Encouraging older people to volunteer and get involved in their communities
Juliet Bouverie, Chief Executive of the Stroke Association, blogs about her experience of chairing our recent Community Contributions in Later Life roundtable.
Juliet also outlines how best to encourage older people living with disability and long-term conditions to contribute to volunteering and active communities.
How do we change public attitudes and take a social marketing approach to creating a movement for volunteering across the life course?
As part of the ongoing review of Community Contributions in Later Life, I was delighted to chair a lively roundtable on 28 March 2018 to discuss how best to encourage people living with disability and long-term conditions in later life to contribute to volunteering and active communities.
This is an important agenda for me, as I know, from the work we do at the Stroke Association, how vital getting involved can be in helping people to recover their sense of purpose and their connections following a stroke.
It was a productive meeting, with lots of positive engagement and energy around the table from a variety of backgrounds and perspectives. For me, there were four key takeaways...
1. Volunteering matters
Being a volunteer brings enormous personal satisfaction as well as making a difference to individuals and society at large. It helps people with long-term conditions, particularly those that result in sudden disability like stroke, to regain their sense of purpose and self-esteem and strongly contributes to people’s wellbeing and recovery.
2. We need to tell a more positive story about volunteering
The group felt that we need to create a social movement that influences more people to get involved. Barriers to involvement, including discrimination and a lack of inclusivity for people from certain communities and disabilities needs to be actively addressed. This includes unconscious bias training for staff working in voluntary organisations.
3. We need to invest in volunteering
This includes making funding available to charities so that they can create the required infrastructure, investing in training and support for volunteering, and pushing for community transport to be available. The group also felt it was important to make volunteering a level playing field for everyone regardless of financial background, so initiatives like pre-paid travel and expenses cards and volunteer passports were recommended. Volunteering is not free, and the NHS in particular needs to avoid seeing volunteering as an easy solution to the current workforce crisis.
4. We need proportionate processes
The group talked extensively about the need to safeguard our volunteers and the people that they are supporting, but not to put people off with excessive paperwork and bureaucracy. The group talked about the importance of welcoming all volunteers, making the registration and induction process as easy and friendly and human as possible.
The questions remaining?
I was struck by the number of ideas we generated, but also by how many volunteering initiatives have been started in the past but not sustained.
So, the questions now will be:
- How do we avoid reinventing the wheel?
- How do we make our recommendations stick?
- How do we change public attitudes and take a social marketing approach to creating a movement for volunteering across the life course?
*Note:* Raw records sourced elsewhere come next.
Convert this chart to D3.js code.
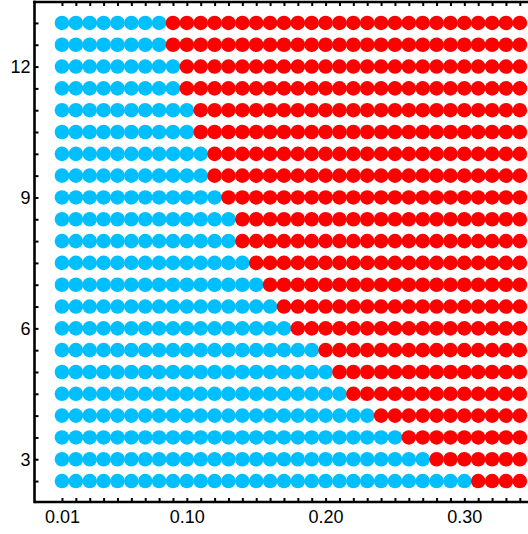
<!DOCTYPE html>
<html>
<head>
<meta charset="utf-8">
<script src="https://cdn.jsdelivr.net/npm/d3@7"></script>
<style>
  body { margin: 0; background: #fff; }
  .axis text { font-family: "Liberation Sans", Arial, sans-serif; font-size: 18px; fill: #000; }
  .axis path, .axis line { stroke: #000; }
</style>
</head>
<body>
<div id="chart"></div>
<script>
// Data
var xValues = [0.01, 0.02, 0.03, 0.04, 0.05, 0.06, 0.07, 0.08, 0.09, 0.10,
  0.11, 0.12, 0.13, 0.14, 0.15, 0.16, 0.17, 0.18, 0.19, 0.20,
  0.21, 0.22, 0.23, 0.24, 0.25, 0.26, 0.27, 0.28, 0.29, 0.30,
  0.31, 0.32, 0.33, 0.34];
var rowValues = [13, 12.5, 12, 11.5, 11, 10.5, 10, 9.5, 9, 8.5, 8,
  7.5, 7, 6.5, 6, 5.5, 5, 4.5, 4, 3.5, 3, 2.5];
// last x value that is still blue in each row
var lastBlue = [0.08, 0.08, 0.09, 0.09, 0.10, 0.10, 0.11, 0.11, 0.12, 0.13, 0.13,
  0.14, 0.15, 0.16, 0.17, 0.19, 0.20, 0.21, 0.23, 0.25, 0.27, 0.30];
var xTickLabels = [0.01, 0.10, 0.20, 0.30];
var yTickLabels = [3, 6, 9, 12];

var svgWidth = 528;
var svgHeight = 534;

var svg = d3
  .select("#chart")
  .append("svg")
  .attr("width", svgWidth)
  .attr("height", svgHeight);

var xScale = d3.scaleLinear().domain([-0.0098, 0.35]).range([34.5, 533.7]);
var yScale = d3.scaleLinear().domain([2.02, 13.48]).range([502, 2]);

// points: one per cell
var points = [];
rowValues.forEach(function(y, i) {
  xValues.forEach(function(x) {
    points.push({ x: x, y: y, blue: x <= lastBlue[i] + 1e-9 });
  });
});

svg
  .append("g")
  .selectAll("circle")
  .data(points)
  .enter()
  .append("circle")
  .attr("cx", d => xScale(d.x))
  .attr("cy", d => yScale(d.y))
  .attr("r", 7.3)
  .attr("fill", d => (d.blue ? "#00bfff" : "#ff0000"));

function fmtX(d) {
  return xTickLabels.some(v => Math.abs(v - d) < 1e-9) ? d.toFixed(2) : "";
}
function fmtY(d) {
  return yTickLabels.indexOf(d) >= 0 ? d : "";
}

// bottom axis
var bottomAxis = d3
  .axisBottom(xScale)
  .tickValues(xValues)
  .tickSizeInner(-4)
  .tickSizeOuter(0)
  .tickPadding(8)
  .tickFormat(fmtX);

var xAxis = svg
  .append("g")
  .attr("class", "axis")
  .attr("transform", "translate(0,502)")
  .call(bottomAxis);

// top axis (ticks only)
var topAxis = d3
  .axisTop(xScale)
  .tickValues(xValues)
  .tickSizeInner(-4)
  .tickSizeOuter(0)
  .tickFormat("");

var xAxisTop = svg
  .append("g")
  .attr("class", "axis")
  .attr("transform", "translate(0,2)")
  .call(topAxis);

// left axis
var leftAxis = d3
  .axisLeft(yScale)
  .tickValues(rowValues)
  .tickSizeInner(-4)
  .tickSizeOuter(0)
  .tickPadding(4)
  .tickFormat(fmtY);

var yAxis = svg
  .append("g")
  .attr("class", "axis")
  .attr("transform", "translate(34.5,0)")
  .call(leftAxis);

svg.selectAll(".axis path").attr("stroke-width", 2.6);
svg.selectAll(".axis line").attr("stroke-width", 2);
// spines meet at the corners
xAxis.select("path").attr("d", "M34.5,0H528");
xAxisTop.select("path").attr("d", "M33.2,0H528");
yAxis.select("path").attr("d", "M0,0.7V503.3");
</script>
</body>
</html>
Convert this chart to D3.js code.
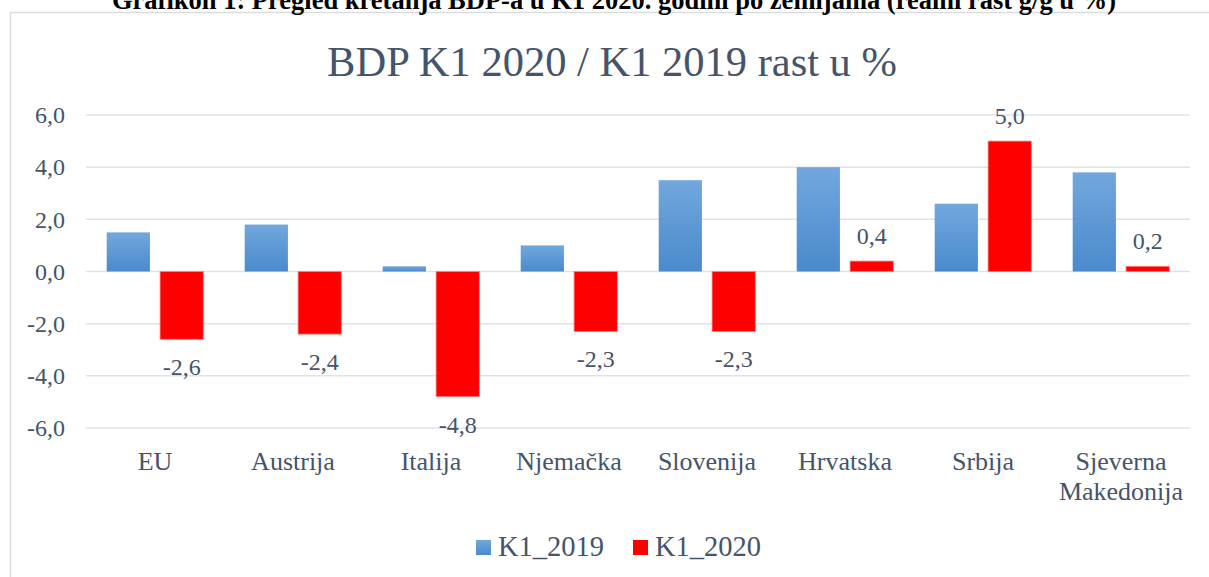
<!DOCTYPE html>
<html>
<head>
<meta charset="utf-8">
<script src="https://cdn.jsdelivr.net/npm/d3@7"></script>
<style>
  body { margin: 0; background: #fff; }
  svg text { font-family: "Liberation Serif", "Times New Roman", serif; }
</style>
</head>
<body>
<div id="chart"></div>
<script>
// data
var countries = ["EU", "Austrija", "Italija", "Njemačka", "Slovenija", "Hrvatska", "Srbija", "Sjeverna Makedonija"];
var k1_2019 = [1.5, 1.8, 0.2, 1.0, 3.5, 4.0, 2.6, 3.8];
var k1_2020 = [-2.6, -2.4, -4.8, -2.3, -2.3, 0.4, 5.0, 0.2];
var seriesNames = ["K1_2019", "K1_2020"];
var yTicks = [-6, -4, -2, 0, 2, 4, 6];

var W = 1209, H = 577;
var margin = {top: 115, right: 19, bottom: 149, left: 86},
    width = W - margin.left - margin.right,
    height = H - margin.top - margin.bottom;

var textCol = "#44546a";
// comma decimals, plain hyphen for minus
var fmt = function(d) { return d3.format(".1f")(d).replace(".", ",").replace("\u2212", "-"); };

var svg = d3.select("#chart").append("svg")
    .attr("width", W)
    .attr("height", H);

var defs = svg.append("defs");
var grad = defs.append("linearGradient")
    .attr("id", "blueGrad")
    .attr("x1", 0).attr("y1", 0).attr("x2", 0).attr("y2", 1);
grad.append("stop").attr("offset", "0%").attr("stop-color", "#72a7dd");
grad.append("stop").attr("offset", "100%").attr("stop-color", "#4a8acc");

// chart frame (runs off the right/bottom edge like the screenshot)
svg.append("rect")
    .attr("x", 10.5).attr("y", 12.5)
    .attr("width", W + 10).attr("height", H + 10)
    .attr("fill", "none")
    .attr("stroke", "#d9dde3")
    .attr("stroke-width", 1.5);

// cut-off caption above the frame
svg.append("text")
    .attr("x", 614).attr("y", 9)
    .attr("text-anchor", "middle")
    .attr("font-weight", "bold")
    .attr("font-size", 26.5)
    .attr("fill", "#000")
    .text("Grafikon 1: Pregled kretanja BDP-a u K1 2020. godini po zemljama (realni rast g/g u %)");

svg.append("text")
    .attr("x", 612).attr("y", 76)
    .attr("text-anchor", "middle")
    .attr("font-size", 42.5)
    .attr("fill", textCol)
    .text("BDP K1 2020 / K1 2019 rast u %");

var g = svg.append("g")
    .attr("transform", "translate(" + margin.left + "," + margin.top + ")");

var y = d3.scaleLinear().domain([-6, 6]).range([height, 0]);
var x0 = d3.scaleBand().domain(countries).range([0, width]).paddingInner(0.3).paddingOuter(0.15);
var x1 = d3.scaleBand().domain(seriesNames).range([0, x0.bandwidth()]).paddingInner(0.19);

// grid
g.selectAll(".grid").data(yTicks).enter().append("line")
    .attr("x1", 0).attr("x2", width)
    .attr("y1", d => y(d)).attr("y2", d => y(d))
    .attr("stroke", "#dfe3e8")
    .attr("stroke-width", 1.5);

// y axis labels
var yAxis = d3.axisLeft(y).tickValues(yTicks).tickFormat(fmt).tickSize(0).tickPadding(21);
var ya = g.append("g").call(yAxis);
ya.attr("font-family", null).attr("font-size", null);
ya.select(".domain").remove();
ya.selectAll("text")
    .attr("font-size", 24)
    .attr("fill", textCol);

// bars
var rows = countries.map((c, i) => ({country: c, vals: [k1_2019[i], k1_2020[i]]}));
var groups = g.selectAll(".grp").data(rows).enter().append("g")
    .attr("transform", d => "translate(" + x0(d.country) + ",0)");

groups.append("rect")
    .attr("x", x1("K1_2019"))
    .attr("width", x1.bandwidth())
    .attr("y", d => y(Math.max(0, d.vals[0])))
    .attr("height", d => Math.abs(y(d.vals[0]) - y(0)))
    .attr("fill", "url(#blueGrad)");

groups.append("rect")
    .attr("x", x1("K1_2020"))
    .attr("width", x1.bandwidth())
    .attr("y", d => y(Math.max(0, d.vals[1])))
    .attr("height", d => Math.abs(y(d.vals[1]) - y(0)))
    .attr("fill", "#ff0000")
    .attr("stroke", "#ff8080")
    .attr("stroke-width", 0.8);

// labels for K1_2020 only
groups.append("text")
    .attr("x", x1("K1_2020") + x1.bandwidth() / 2)
    .attr("y", d => d.vals[1] >= 0 ? y(d.vals[1]) - 17 : y(d.vals[1]) + 36)
    .attr("text-anchor", "middle")
    .attr("font-size", 24)
    .attr("fill", textCol)
    .text(d => fmt(d.vals[1]));

// category labels
var xl = g.selectAll(".cat").data(countries).enter().append("text")
    .attr("x", d => x0(d) + x0.bandwidth() / 2)
    .attr("y", 470 - margin.top)
    .attr("text-anchor", "middle")
    .attr("font-size", 26)
    .attr("fill", textCol);
xl.each(function(d) {
    var words = d === "Sjeverna Makedonija" ? ["Sjeverna", "Makedonija"] : [d];
    var t = d3.select(this);
    words.forEach((w, i) => {
        t.append("tspan")
            .attr("x", x0(d) + x0.bandwidth() / 2)
            .attr("dy", i === 0 ? 0 : 30)
            .text(w);
    });
});

// legend
var legend = svg.append("g").attr("transform", "translate(476,547)");
var legItems = [{name: "K1_2019", fill: "url(#blueGrad)", x: 0}, {name: "K1_2020", fill: "#ff0000", x: 157}];
legItems.forEach(function(l) {
    legend.append("rect")
        .attr("x", l.x).attr("y", -7)
        .attr("width", 15).attr("height", 15)
        .attr("fill", l.fill);
    legend.append("text")
        .attr("x", l.x + 22).attr("y", 9)
        .attr("font-size", 28.5)
        .attr("fill", textCol)
        .text(l.name);
});
</script>
</body>
</html>
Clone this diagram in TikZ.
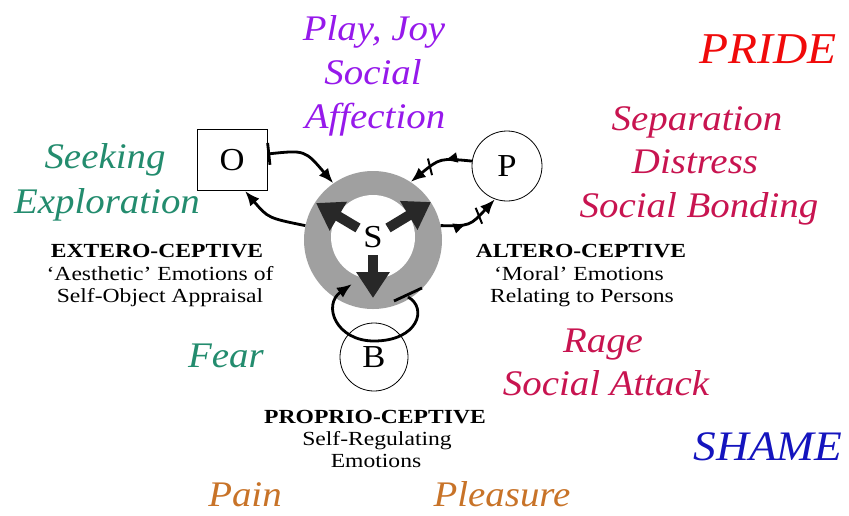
\documentclass[tikz,border=0pt]{standalone}
\usepackage{fontspec}
\setmainfont{Liberation Serif}[FakeStretch=1.08]
\newfontfamily\lblfont{Liberation Serif}[FakeStretch=1.18]
\usetikzlibrary{arrows.meta,decorations.markings}
\definecolor{cteal}{RGB}{35,140,110}
\definecolor{cpurple}{RGB}{150,25,235}
\definecolor{cred}{RGB}{240,10,10}
\definecolor{ccrim}{RGB}{200,20,80}
\definecolor{cblue}{RGB}{20,20,190}
\definecolor{corange}{RGB}{200,115,40}
\definecolor{cring}{RGB}{160,160,160}
\definecolor{cdark}{RGB}{40,40,40}
\begin{document}
\begin{tikzpicture}[x=1pt,y=-1pt,
  emo/.style={font=\fontsize{36}{44}\selectfont\itshape, anchor=base, inner sep=0pt},
  big/.style={font=\fontsize{44}{50}\selectfont\itshape},
  lbl/.style={font=\lblfont\fontsize{20}{22}\selectfont, anchor=base, inner sep=0pt},
  letter/.style={font=\fontsize{32}{32}\selectfont, inner sep=0pt},
  conn/.style={line width=2.8pt, -{Latex[length=15pt,width=12pt]}},
  bigarr/.style={cdark, line width=10pt, -{Triangle[length=26pt,width=32pt]}},
  pmarks/.style={postaction={decorate}, decoration={markings,
     mark=at position 0.42 with {\arrow{Latex[length=14pt,width=11pt]}},
     mark=at position 0.64 with {\draw[line width=2pt,-] (-3pt,-8pt) -- (3pt,8pt);}}}
]
\useasboundingbox (0,0) rectangle (849,515);
\fill[white] (0,0) rectangle (849,515);

% central ring and nodes
\node[circle, fill=cring, minimum size=138pt, inner sep=0pt] (ring) at (373,240) {};
\node[circle, fill=white, minimum size=84pt, letter] (S) at (373,237) {S};
\node[draw, line width=0.8pt, minimum width=70pt, minimum height=61pt, letter] (O) at (232,160) {O};
\node[draw, circle, line width=0.8pt, minimum size=70pt, letter] (P) at (507,166) {P};
\node[draw, circle, line width=0.8pt, minimum size=68pt, letter] (B) at (374,357) {B};

% thick arrows out of S
\coordinate (al0) at (358,228); \coordinate (al1) at (316,203);
\coordinate (ar0) at (388,228); \coordinate (ar1) at (431,202);
\coordinate (ad0) at (373,255); \coordinate (ad1) at (373,298);
\draw[bigarr] (al0) -- (al1);
\draw[bigarr] (ar0) -- (ar1);
\draw[bigarr] (ad0) -- (ad1);

% O connectors
\draw[line width=2.8pt, {Bar[width=22pt]}-{Latex[length=15pt,width=12pt]}]
  ([yshift=6pt]O.east) .. controls (305,150) .. (ring.125);
\draw[conn] (ring.168) .. controls (268,218) .. ([xshift=13pt]O.south);

% P connectors
\draw[conn, pmarks] (P.172) .. controls (440,158) .. (ring.57);
\draw[conn, pmarks] (ring.12) .. controls (470,226) .. (P.250);

% B loop
\coordinate (l0) at (408,297);
\coordinate (l1) at (352,284);
\coordinate (bar0) at (394,301);
\coordinate (bar1) at (422,288);
\draw[conn] (l0) .. controls (428,308) and (418,341) .. (374,341)
   .. controls (336,341) and (322,305) .. (l1);
\draw[line width=2.8pt] (bar0) -- (bar1);

% emotion words
\node[emo, text=cpurple] (play) at (374,40) {Play, Joy};
\node[emo, text=cpurple] (soc) at (373,84) {Social};
\node[emo, text=cpurple] (aff) at (375,128) {Affection};
\node[emo, big, text=cred] (pride) at (768,63) {PRIDE};
\node[emo, text=ccrim] (sep) at (697,130) {Separation};
\node[emo, text=ccrim] (dist) at (695,173) {Distress};
\node[emo, text=ccrim] (bond) at (699,217) {Social Bonding};
\node[emo, text=cteal] (seek) at (105,168) {Seeking};
\node[emo, text=cteal] (expl) at (107,213) {Exploration};
\node[emo, text=cteal] (fear) at (226,367) {Fear};
\node[emo, text=ccrim] (rage) at (603,352) {Rage};
\node[emo, text=ccrim] (attack) at (606,395) {Social Attack};
\node[emo, font=\fontsize{42}{48}\selectfont\itshape, text=cblue] (shame) at (768,460) {SHAME};
\node[emo, text=corange] (pain) at (245,506) {Pain};
\node[emo, text=corange] (pleas) at (502,506) {Pleasure};

% black labels
\node[lbl] (ext1) at (157,257) {\bfseries EXTERO-CEPTIVE};
\node[lbl] (ext2) at (160,280) {‘Aesthetic’ Emotions of};
\node[lbl] (ext3) at (160,302) {Self-Object Appraisal};
\node[lbl] (alt1) at (581,257) {\bfseries ALTERO-CEPTIVE};
\node[lbl] (alt2) at (579,280) {‘Moral’ Emotions};
\node[lbl] (alt3) at (582,302) {Relating to Persons};
\node[lbl] (pro1) at (375,423) {\bfseries PROPRIO-CEPTIVE};
\node[lbl] (pro2) at (377,445) {Self-Regulating};
\node[lbl] (pro3) at (376,467) {Emotions};
\end{tikzpicture}
\end{document}
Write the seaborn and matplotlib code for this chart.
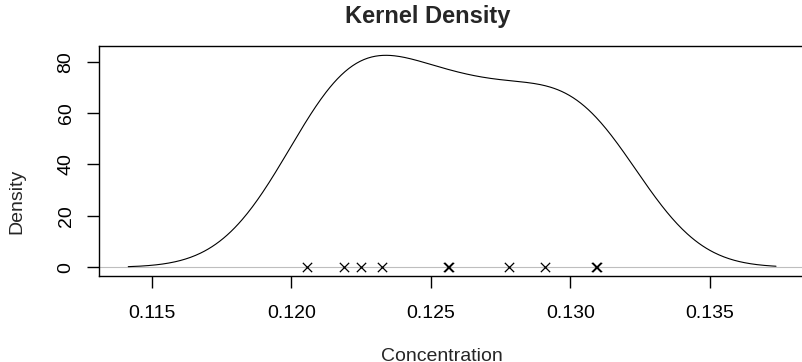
import numpy as np
import pandas as pd
import matplotlib
matplotlib.use("Agg")
import matplotlib.pyplot as plt
import seaborn as sns

# concentrations (two pairs sit on top of each other)
concentration = [0.12057, 0.12188, 0.12248, 0.12326, 0.12561, 0.12565,
                 0.12778, 0.12907, 0.13091, 0.13095]
x_ticks = [0.115, 0.120, 0.125, 0.130, 0.135]
x_tick_labels = ["0.115", "0.120", "0.125", "0.130", "0.135"]
y_ticks = [0, 20, 40, 60, 80]

df = pd.DataFrame({"Concentration": concentration})

# R's bw.nrd0 rule, turned into a factor of the sample sd for seaborn
sd = df["Concentration"].std()
q1, q3 = df["Concentration"].quantile([0.25, 0.75])
bw = 0.9 * min(sd, (q3 - q1) / 1.34) * len(df) ** -0.2
bw_factor = bw / sd

sns.set_style("ticks")
plt.rcParams['font.family'] = ['Liberation Sans', 'DejaVu Sans']

fig = plt.figure(figsize=(8.02, 3.62), dpi=100)
ax = fig.add_axes([99 / 802, 1 - 276 / 362, (810 - 99) / 802, (276 - 46) / 362])

# zero line like R's density plot
ax.axhline(0, color='#BEBEBE', linewidth=0.8, zorder=1)
sns.kdeplot(data=df, x="Concentration", bw_method=bw_factor, cut=3, gridsize=512,
            color='black', linewidth=0.8, ax=ax)
sns.scatterplot(x=concentration, y=np.zeros(len(concentration)), marker='x',
                color='black', s=45, linewidth=0.9, ax=ax, zorder=3)

ax.set_xlim(0.11311, 0.13858)
ax.set_ylim(-3.39, 86.1)
ax.set_xticks(x_ticks, labels=x_tick_labels)
ax.set_yticks(y_ticks)
ax.set_xlabel('')
ax.set_ylabel('')

for side in ['left', 'right', 'top', 'bottom']:
    ax.spines[side].set_visible(True)
    ax.spines[side].set_color('black')
    ax.spines[side].set_linewidth(1.0)

ax.tick_params(axis='both', direction='out', length=8.6, width=1.0, color='black',
               labelsize=14, labelcolor='black', bottom=True, left=True)
ax.tick_params(axis='x', pad=12)
ax.tick_params(axis='y', pad=9, labelrotation=90)
for lab in ax.get_yticklabels():
    lab.set_va('center')

fig.text(428 / 802, 1 - 17 / 362, "Kernel Density", ha='center', va='center',
         fontsize=17, fontweight='bold')
fig.text(441.5 / 802, 0.002, "Concentration", ha='center', va='baseline', fontsize=14)
fig.text(17 / 802, 161 / 362, "Density", rotation=90, ha='center', va='center', fontsize=14)

fig.savefig('out.png', dpi=100)
plt.close(fig)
- How do we get other organisations, including the public sector, to embrace volunteering with the same enthusiasm as the voluntary sector?
- And how do we get funders and commissioners to pay for the required infrastructure and recognise the added value of volunteers when charities are bidding for service contracts?
These are all big questions that still need more thought.
However, the reality of our ageing society, and the growing numbers living longer with multiple conditions, mean that we cannot shy away from grappling with them.